_THE REQUEST:_
Your task is to write out only the lines running from the line with "Clone this diagram in TikZ." to the line with "(output) at (1890,482)", both ends kept, with no images.

_PROVIDED RECORDS:_
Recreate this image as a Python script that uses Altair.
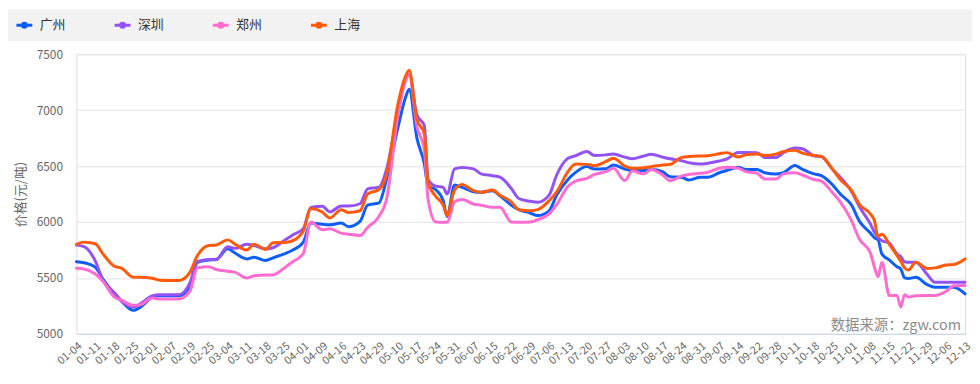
---
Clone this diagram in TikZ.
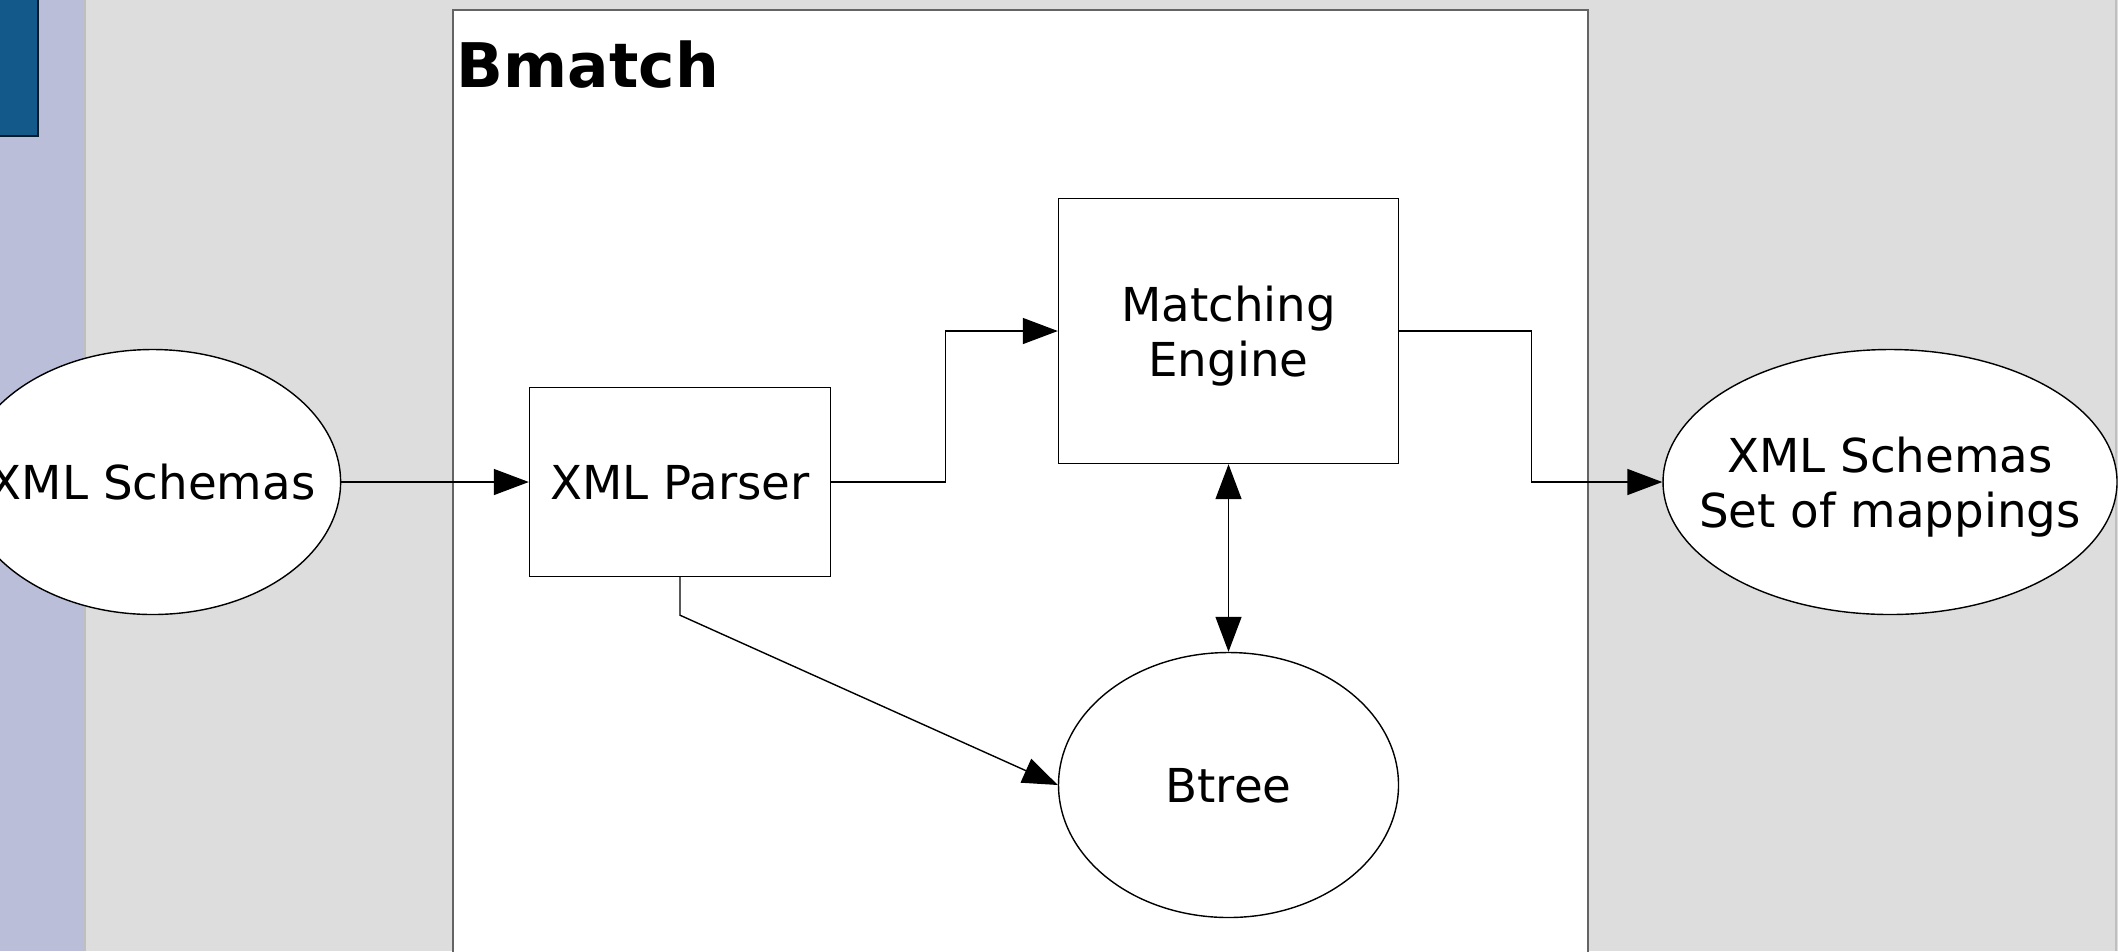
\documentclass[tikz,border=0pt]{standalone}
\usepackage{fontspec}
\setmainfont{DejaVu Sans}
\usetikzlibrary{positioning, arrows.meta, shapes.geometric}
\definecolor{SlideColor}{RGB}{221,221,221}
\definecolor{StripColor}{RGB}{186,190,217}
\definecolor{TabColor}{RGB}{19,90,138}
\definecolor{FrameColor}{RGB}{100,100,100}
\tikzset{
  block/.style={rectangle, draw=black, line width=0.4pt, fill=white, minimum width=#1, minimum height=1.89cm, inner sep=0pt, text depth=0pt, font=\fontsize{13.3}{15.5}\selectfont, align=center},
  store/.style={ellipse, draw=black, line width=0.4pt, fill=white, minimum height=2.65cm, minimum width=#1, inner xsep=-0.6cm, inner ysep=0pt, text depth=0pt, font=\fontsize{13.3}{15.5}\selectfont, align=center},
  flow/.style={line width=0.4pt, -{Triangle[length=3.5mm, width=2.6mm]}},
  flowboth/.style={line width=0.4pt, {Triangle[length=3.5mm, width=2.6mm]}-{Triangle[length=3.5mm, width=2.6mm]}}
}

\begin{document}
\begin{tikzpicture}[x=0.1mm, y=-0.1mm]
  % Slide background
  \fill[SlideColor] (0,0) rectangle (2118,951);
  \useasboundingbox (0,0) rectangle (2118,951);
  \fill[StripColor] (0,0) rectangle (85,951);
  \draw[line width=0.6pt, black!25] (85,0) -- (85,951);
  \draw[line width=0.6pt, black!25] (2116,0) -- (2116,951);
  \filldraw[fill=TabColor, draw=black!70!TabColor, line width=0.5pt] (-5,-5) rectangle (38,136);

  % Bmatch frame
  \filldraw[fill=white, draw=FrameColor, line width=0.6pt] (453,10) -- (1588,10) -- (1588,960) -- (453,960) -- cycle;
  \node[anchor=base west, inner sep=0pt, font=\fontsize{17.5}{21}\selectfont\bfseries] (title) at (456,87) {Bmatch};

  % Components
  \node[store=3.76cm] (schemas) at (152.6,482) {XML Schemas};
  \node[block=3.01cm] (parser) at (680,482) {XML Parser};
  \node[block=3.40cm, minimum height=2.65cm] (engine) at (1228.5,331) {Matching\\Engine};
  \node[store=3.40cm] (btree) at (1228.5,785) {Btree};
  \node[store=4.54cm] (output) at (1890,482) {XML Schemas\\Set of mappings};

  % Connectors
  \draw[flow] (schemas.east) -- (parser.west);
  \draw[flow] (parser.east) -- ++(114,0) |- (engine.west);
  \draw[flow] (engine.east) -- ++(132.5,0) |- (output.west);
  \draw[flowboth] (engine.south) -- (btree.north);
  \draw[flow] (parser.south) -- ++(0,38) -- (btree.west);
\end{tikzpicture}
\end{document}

_RESULT:_
Clone this diagram in TikZ.
\documentclass[tikz,border=0pt]{standalone}
\usepackage{fontspec}
\setmainfont{DejaVu Sans}
\usetikzlibrary{positioning, arrows.meta, shapes.geometric}
\definecolor{SlideColor}{RGB}{221,221,221}
\definecolor{StripColor}{RGB}{186,190,217}
\definecolor{TabColor}{RGB}{19,90,138}
\definecolor{FrameColor}{RGB}{100,100,100}
\tikzset{
  block/.style={rectangle, draw=black, line width=0.4pt, fill=white, minimum width=#1, minimum height=1.89cm, inner sep=0pt, text depth=0pt, font=\fontsize{13.3}{15.5}\selectfont, align=center},
  store/.style={ellipse, draw=black, line width=0.4pt, fill=white, minimum height=2.65cm, minimum width=#1, inner xsep=-0.6cm, inner ysep=0pt, text depth=0pt, font=\fontsize{13.3}{15.5}\selectfont, align=center},
  flow/.style={line width=0.4pt, -{Triangle[length=3.5mm, width=2.6mm]}},
  flowboth/.style={line width=0.4pt, {Triangle[length=3.5mm, width=2.6mm]}-{Triangle[length=3.5mm, width=2.6mm]}}
}

\begin{document}
\begin{tikzpicture}[x=0.1mm, y=-0.1mm]
  % Slide background
  \fill[SlideColor] (0,0) rectangle (2118,951);
  \useasboundingbox (0,0) rectangle (2118,951);
  \fill[StripColor] (0,0) rectangle (85,951);
  \draw[line width=0.6pt, black!25] (85,0) -- (85,951);
  \draw[line width=0.6pt, black!25] (2116,0) -- (2116,951);
  \filldraw[fill=TabColor, draw=black!70!TabColor, line width=0.5pt] (-5,-5) rectangle (38,136);

  % Bmatch frame
  \filldraw[fill=white, draw=FrameColor, line width=0.6pt] (453,10) -- (1588,10) -- (1588,960) -- (453,960) -- cycle;
  \node[anchor=base west, inner sep=0pt, font=\fontsize{17.5}{21}\selectfont\bfseries] (title) at (456,87) {Bmatch};

  % Components
  \node[store=3.76cm] (schemas) at (152.6,482) {XML Schemas};
  \node[block=3.01cm] (parser) at (680,482) {XML Parser};
  \node[block=3.40cm, minimum height=2.65cm] (engine) at (1228.5,331) {Matching\\Engine};
  \node[store=3.40cm] (btree) at (1228.5,785) {Btree};
  \node[store=4.54cm] (output) at (1890,482) {XML Schemas\\Set of mappings};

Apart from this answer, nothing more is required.